Exercise requirements: Starting at the line containing "Rebuild this chart as a Python", please quote every line up to and including the line containing "yaxis_U = [-0.112, 1.470]", exactly, and nothing beyond.

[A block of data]
_ _ _ _
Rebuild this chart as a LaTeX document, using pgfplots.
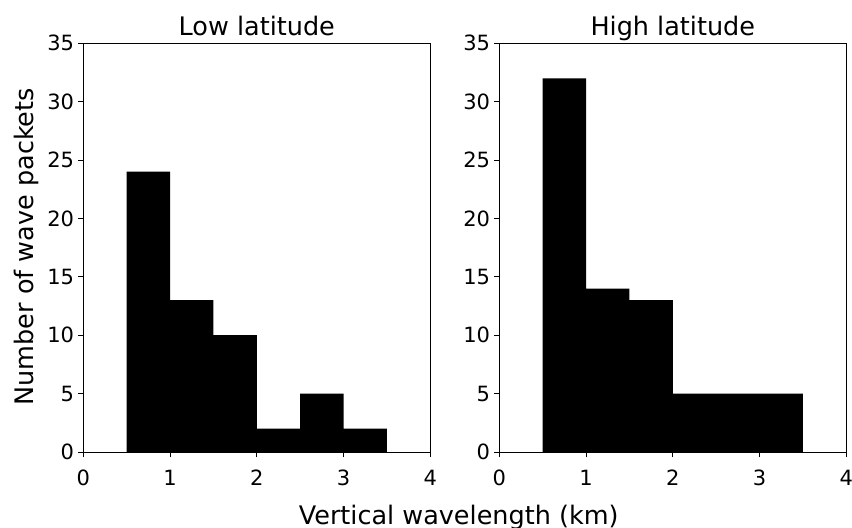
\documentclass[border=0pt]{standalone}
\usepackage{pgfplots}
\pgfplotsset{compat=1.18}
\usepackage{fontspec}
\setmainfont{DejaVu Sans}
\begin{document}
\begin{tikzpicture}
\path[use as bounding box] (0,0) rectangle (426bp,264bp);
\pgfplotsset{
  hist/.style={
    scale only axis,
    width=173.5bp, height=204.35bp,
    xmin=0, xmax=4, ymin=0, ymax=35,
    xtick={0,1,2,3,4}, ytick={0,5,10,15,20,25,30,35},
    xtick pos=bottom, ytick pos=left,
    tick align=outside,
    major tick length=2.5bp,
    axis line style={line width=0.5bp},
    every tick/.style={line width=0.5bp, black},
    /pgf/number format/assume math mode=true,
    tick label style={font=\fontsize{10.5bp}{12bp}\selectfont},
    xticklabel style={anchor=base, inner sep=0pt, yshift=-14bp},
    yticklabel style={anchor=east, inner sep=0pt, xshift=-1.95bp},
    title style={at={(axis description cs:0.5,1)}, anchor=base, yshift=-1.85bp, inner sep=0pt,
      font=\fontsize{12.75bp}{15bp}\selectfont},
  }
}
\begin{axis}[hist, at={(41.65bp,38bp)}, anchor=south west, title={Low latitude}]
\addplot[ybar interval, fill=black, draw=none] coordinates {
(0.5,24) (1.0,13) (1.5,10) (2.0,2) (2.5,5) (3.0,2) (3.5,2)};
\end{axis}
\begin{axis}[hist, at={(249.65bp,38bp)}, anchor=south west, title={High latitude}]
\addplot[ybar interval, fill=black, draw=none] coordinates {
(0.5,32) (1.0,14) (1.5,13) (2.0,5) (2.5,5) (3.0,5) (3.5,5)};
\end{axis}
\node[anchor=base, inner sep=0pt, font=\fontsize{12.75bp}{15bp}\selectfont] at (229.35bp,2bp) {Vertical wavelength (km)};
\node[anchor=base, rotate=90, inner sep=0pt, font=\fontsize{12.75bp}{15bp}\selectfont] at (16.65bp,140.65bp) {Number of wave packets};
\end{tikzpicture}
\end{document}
_ _ _ _
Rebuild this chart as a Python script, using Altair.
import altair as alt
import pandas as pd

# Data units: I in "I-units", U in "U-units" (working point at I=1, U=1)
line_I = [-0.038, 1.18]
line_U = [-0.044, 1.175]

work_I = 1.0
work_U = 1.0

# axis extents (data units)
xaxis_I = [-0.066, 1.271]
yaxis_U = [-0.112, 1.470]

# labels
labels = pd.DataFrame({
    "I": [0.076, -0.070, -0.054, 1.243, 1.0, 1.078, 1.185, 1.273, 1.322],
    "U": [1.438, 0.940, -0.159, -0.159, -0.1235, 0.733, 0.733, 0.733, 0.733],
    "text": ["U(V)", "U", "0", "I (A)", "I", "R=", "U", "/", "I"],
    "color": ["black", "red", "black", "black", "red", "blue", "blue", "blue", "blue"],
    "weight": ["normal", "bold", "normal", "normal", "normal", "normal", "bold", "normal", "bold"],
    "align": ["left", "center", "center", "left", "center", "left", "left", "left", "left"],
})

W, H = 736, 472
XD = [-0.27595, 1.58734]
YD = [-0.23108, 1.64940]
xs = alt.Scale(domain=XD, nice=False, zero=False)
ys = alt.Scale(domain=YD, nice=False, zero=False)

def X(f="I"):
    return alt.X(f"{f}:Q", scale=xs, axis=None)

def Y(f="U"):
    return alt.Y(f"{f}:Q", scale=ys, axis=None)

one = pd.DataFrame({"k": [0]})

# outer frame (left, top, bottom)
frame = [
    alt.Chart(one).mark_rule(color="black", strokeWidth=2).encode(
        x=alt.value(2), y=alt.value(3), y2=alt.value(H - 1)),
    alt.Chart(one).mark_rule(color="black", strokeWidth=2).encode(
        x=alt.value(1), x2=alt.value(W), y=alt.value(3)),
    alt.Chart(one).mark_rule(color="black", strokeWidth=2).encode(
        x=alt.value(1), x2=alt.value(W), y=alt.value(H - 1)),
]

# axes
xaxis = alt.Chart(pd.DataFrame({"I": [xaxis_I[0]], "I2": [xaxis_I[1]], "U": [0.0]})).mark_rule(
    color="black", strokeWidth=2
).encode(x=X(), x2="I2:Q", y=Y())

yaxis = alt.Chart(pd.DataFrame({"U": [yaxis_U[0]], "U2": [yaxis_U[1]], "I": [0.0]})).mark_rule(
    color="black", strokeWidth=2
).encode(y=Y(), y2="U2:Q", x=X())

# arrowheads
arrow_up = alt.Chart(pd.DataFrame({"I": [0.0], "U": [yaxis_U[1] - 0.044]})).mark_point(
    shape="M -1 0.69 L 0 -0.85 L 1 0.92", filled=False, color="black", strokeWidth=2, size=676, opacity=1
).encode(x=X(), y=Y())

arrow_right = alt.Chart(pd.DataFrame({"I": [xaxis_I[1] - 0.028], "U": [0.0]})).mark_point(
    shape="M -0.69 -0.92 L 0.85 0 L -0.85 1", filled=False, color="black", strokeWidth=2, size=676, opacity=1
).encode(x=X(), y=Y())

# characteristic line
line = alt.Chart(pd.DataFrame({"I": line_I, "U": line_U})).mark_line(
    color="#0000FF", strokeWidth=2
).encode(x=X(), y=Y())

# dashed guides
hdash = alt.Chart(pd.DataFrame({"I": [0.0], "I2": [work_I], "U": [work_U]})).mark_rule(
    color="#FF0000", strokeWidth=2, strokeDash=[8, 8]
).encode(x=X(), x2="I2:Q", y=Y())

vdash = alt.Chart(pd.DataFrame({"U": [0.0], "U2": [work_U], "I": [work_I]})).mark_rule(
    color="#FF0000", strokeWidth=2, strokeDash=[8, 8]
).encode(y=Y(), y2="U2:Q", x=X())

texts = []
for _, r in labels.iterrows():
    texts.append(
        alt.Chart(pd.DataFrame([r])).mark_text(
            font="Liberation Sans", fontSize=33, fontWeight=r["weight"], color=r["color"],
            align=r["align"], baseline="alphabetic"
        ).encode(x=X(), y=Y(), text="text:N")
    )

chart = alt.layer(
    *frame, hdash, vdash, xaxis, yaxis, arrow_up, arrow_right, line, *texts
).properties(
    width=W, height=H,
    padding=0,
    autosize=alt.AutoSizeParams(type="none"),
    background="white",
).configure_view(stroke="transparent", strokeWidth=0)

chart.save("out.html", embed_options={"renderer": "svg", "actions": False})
_ _ _ _
The completed task:
Rebuild this chart as a Python script, using Altair.
import altair as alt
import pandas as pd

# Data units: I in "I-units", U in "U-units" (working point at I=1, U=1)
line_I = [-0.038, 1.18]
line_U = [-0.044, 1.175]

work_I = 1.0
work_U = 1.0

# axis extents (data units)
xaxis_I = [-0.066, 1.271]
yaxis_U = [-0.112, 1.470]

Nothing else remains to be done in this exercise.